• **Given information**:
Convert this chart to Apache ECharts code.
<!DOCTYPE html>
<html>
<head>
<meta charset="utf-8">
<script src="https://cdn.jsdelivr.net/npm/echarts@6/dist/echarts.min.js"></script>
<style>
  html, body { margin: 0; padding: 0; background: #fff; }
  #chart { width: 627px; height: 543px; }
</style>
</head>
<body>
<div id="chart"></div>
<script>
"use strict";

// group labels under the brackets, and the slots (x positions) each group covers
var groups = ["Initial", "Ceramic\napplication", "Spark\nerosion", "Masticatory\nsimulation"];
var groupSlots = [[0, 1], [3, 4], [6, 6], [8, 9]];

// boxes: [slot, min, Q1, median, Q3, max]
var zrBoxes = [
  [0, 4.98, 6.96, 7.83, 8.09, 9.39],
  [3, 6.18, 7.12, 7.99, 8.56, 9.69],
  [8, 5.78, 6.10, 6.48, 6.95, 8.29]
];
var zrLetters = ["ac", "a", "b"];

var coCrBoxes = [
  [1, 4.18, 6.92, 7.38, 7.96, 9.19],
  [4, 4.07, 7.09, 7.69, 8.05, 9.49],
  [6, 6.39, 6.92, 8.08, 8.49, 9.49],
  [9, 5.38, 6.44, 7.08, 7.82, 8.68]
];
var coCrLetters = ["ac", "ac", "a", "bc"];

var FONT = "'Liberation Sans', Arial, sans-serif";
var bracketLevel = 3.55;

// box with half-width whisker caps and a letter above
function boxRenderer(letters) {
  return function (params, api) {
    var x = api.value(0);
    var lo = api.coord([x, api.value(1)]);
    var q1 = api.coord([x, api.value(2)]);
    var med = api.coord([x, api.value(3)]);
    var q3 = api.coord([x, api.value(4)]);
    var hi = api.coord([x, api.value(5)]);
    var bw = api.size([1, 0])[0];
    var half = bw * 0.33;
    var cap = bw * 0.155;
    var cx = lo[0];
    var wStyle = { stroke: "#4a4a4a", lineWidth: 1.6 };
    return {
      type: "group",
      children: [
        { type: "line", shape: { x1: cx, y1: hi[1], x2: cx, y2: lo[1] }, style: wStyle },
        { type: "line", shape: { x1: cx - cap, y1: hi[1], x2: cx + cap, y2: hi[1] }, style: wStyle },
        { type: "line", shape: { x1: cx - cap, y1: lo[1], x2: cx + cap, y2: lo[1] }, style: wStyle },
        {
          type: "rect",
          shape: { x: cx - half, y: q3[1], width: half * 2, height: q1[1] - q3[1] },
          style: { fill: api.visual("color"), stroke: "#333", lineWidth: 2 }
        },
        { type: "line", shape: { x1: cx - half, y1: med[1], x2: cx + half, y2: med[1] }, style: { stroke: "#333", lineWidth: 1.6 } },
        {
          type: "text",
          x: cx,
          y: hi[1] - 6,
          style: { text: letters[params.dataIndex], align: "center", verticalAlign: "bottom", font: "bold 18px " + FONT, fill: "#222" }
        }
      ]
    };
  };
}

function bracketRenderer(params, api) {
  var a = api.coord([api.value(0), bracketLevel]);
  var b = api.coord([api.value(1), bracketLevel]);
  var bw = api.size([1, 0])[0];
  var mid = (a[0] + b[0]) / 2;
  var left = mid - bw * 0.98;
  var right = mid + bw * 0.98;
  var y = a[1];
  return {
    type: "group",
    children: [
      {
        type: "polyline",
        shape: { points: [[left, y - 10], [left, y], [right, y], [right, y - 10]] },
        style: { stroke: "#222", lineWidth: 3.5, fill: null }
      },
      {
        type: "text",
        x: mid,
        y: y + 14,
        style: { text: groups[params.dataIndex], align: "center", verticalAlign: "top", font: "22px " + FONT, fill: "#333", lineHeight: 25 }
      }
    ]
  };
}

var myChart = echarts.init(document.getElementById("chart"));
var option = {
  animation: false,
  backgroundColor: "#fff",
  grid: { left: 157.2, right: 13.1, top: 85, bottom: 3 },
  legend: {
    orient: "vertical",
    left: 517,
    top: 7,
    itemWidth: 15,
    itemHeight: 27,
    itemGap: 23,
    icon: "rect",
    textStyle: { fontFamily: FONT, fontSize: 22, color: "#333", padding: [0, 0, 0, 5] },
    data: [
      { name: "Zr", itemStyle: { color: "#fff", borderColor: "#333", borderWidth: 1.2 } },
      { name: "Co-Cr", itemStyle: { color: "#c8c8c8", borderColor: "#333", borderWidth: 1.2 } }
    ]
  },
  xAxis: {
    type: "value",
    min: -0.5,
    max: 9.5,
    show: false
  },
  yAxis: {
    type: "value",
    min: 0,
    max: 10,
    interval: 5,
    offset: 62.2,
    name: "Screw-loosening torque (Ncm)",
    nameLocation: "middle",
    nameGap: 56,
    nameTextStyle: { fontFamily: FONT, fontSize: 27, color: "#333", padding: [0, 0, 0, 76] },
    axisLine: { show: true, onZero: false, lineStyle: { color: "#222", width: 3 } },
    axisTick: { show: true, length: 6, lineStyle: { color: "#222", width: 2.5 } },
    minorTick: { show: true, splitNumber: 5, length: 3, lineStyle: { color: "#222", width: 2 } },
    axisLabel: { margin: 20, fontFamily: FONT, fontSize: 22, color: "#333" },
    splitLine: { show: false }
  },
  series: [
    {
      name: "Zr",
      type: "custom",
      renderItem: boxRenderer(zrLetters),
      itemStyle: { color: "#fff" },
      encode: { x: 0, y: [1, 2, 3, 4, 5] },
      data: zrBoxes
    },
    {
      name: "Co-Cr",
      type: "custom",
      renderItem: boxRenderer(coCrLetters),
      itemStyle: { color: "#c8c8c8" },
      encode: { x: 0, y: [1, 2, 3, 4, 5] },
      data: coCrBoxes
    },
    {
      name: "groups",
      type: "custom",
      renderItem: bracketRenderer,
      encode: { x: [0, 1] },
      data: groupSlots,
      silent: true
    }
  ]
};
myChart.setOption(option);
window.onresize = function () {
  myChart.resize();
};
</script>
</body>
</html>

• **Direction**: Set every line of the listing down word for word.

• **Response to this task**:
Convert this chart to Apache ECharts code.
<!DOCTYPE html>
<html>
<head>
<meta charset="utf-8">
<script src="https://cdn.jsdelivr.net/npm/echarts@6/dist/echarts.min.js"></script>
<style>
  html, body { margin: 0; padding: 0; background: #fff; }
  #chart { width: 627px; height: 543px; }
</style>
</head>
<body>
<div id="chart"></div>
<script>
"use strict";

// group labels under the brackets, and the slots (x positions) each group covers
var groups = ["Initial", "Ceramic\napplication", "Spark\nerosion", "Masticatory\nsimulation"];
var groupSlots = [[0, 1], [3, 4], [6, 6], [8, 9]];

// boxes: [slot, min, Q1, median, Q3, max]
var zrBoxes = [
  [0, 4.98, 6.96, 7.83, 8.09, 9.39],
  [3, 6.18, 7.12, 7.99, 8.56, 9.69],
  [8, 5.78, 6.10, 6.48, 6.95, 8.29]
];
var zrLetters = ["ac", "a", "b"];

var coCrBoxes = [
  [1, 4.18, 6.92, 7.38, 7.96, 9.19],
  [4, 4.07, 7.09, 7.69, 8.05, 9.49],
  [6, 6.39, 6.92, 8.08, 8.49, 9.49],
  [9, 5.38, 6.44, 7.08, 7.82, 8.68]
];
var coCrLetters = ["ac", "ac", "a", "bc"];

var FONT = "'Liberation Sans', Arial, sans-serif";
var bracketLevel = 3.55;

// box with half-width whisker caps and a letter above
function boxRenderer(letters) {
  return function (params, api) {
    var x = api.value(0);
    var lo = api.coord([x, api.value(1)]);
    var q1 = api.coord([x, api.value(2)]);
    var med = api.coord([x, api.value(3)]);
    var q3 = api.coord([x, api.value(4)]);
    var hi = api.coord([x, api.value(5)]);
    var bw = api.size([1, 0])[0];
    var half = bw * 0.33;
    var cap = bw * 0.155;
    var cx = lo[0];
    var wStyle = { stroke: "#4a4a4a", lineWidth: 1.6 };
    return {
      type: "group",
      children: [
        { type: "line", shape: { x1: cx, y1: hi[1], x2: cx, y2: lo[1] }, style: wStyle },
        { type: "line", shape: { x1: cx - cap, y1: hi[1], x2: cx + cap, y2: hi[1] }, style: wStyle },
        { type: "line", shape: { x1: cx - cap, y1: lo[1], x2: cx + cap, y2: lo[1] }, style: wStyle },
        {
          type: "rect",
          shape: { x: cx - half, y: q3[1], width: half * 2, height: q1[1] - q3[1] },
          style: { fill: api.visual("color"), stroke: "#333", lineWidth: 2 }
        },
        { type: "line", shape: { x1: cx - half, y1: med[1], x2: cx + half, y2: med[1] }, style: { stroke: "#333", lineWidth: 1.6 } },
        {
          type: "text",
          x: cx,
          y: hi[1] - 6,
          style: { text: letters[params.dataIndex], align: "center", verticalAlign: "bottom", font: "bold 18px " + FONT, fill: "#222" }
        }
      ]
    };
  };
}

function bracketRenderer(params, api) {
  var a = api.coord([api.value(0), bracketLevel]);
  var b = api.coord([api.value(1), bracketLevel]);
  var bw = api.size([1, 0])[0];
  var mid = (a[0] + b[0]) / 2;
  var left = mid - bw * 0.98;
  var right = mid + bw * 0.98;
  var y = a[1];
  return {
    type: "group",
    children: [
      {
        type: "polyline",
        shape: { points: [[left, y - 10], [left, y], [right, y], [right, y - 10]] },
        style: { stroke: "#222", lineWidth: 3.5, fill: null }
      },
      {
        type: "text",
        x: mid,
        y: y + 14,
        style: { text: groups[params.dataIndex], align: "center", verticalAlign: "top", font: "22px " + FONT, fill: "#333", lineHeight: 25 }
      }
    ]
  };
}

var myChart = echarts.init(document.getElementById("chart"));
var option = {
  animation: false,
  backgroundColor: "#fff",
  grid: { left: 157.2, right: 13.1, top: 85, bottom: 3 },
  legend: {
    orient: "vertical",
    left: 517,
    top: 7,
    itemWidth: 15,
    itemHeight: 27,
    itemGap: 23,
    icon: "rect",
    textStyle: { fontFamily: FONT, fontSize: 22, color: "#333", padding: [0, 0, 0, 5] },
    data: [
      { name: "Zr", itemStyle: { color: "#fff", borderColor: "#333", borderWidth: 1.2 } },
      { name: "Co-Cr", itemStyle: { color: "#c8c8c8", borderColor: "#333", borderWidth: 1.2 } }
    ]
  },
  xAxis: {
    type: "value",
    min: -0.5,
    max: 9.5,
    show: false
  },
  yAxis: {
    type: "value",
    min: 0,
    max: 10,
    interval: 5,
    offset: 62.2,
    name: "Screw-loosening torque (Ncm)",
    nameLocation: "middle",
    nameGap: 56,
    nameTextStyle: { fontFamily: FONT, fontSize: 27, color: "#333", padding: [0, 0, 0, 76] },
    axisLine: { show: true, onZero: false, lineStyle: { color: "#222", width: 3 } },
    axisTick: { show: true, length: 6, lineStyle: { color: "#222", width: 2.5 } },
    minorTick: { show: true, splitNumber: 5, length: 3, lineStyle: { color: "#222", width: 2 } },
    axisLabel: { margin: 20, fontFamily: FONT, fontSize: 22, color: "#333" },
    splitLine: { show: false }
  },
  series: [
    {
      name: "Zr",
      type: "custom",
      renderItem: boxRenderer(zrLetters),
      itemStyle: { color: "#fff" },
      encode: { x: 0, y: [1, 2, 3, 4, 5] },
      data: zrBoxes
    },
    {
      name: "Co-Cr",
      type: "custom",
      renderItem: boxRenderer(coCrLetters),
      itemStyle: { color: "#c8c8c8" },
      encode: { x: 0, y: [1, 2, 3, 4, 5] },
      data: coCrBoxes
    },
    {
      name: "groups",
      type: "custom",
      renderItem: bracketRenderer,
      encode: { x: [0, 1] },
      data: groupSlots,
      silent: true
    }
  ]
};
myChart.setOption(option);
window.onresize = function () {
  myChart.resize();
};
</script>
</body>
</html>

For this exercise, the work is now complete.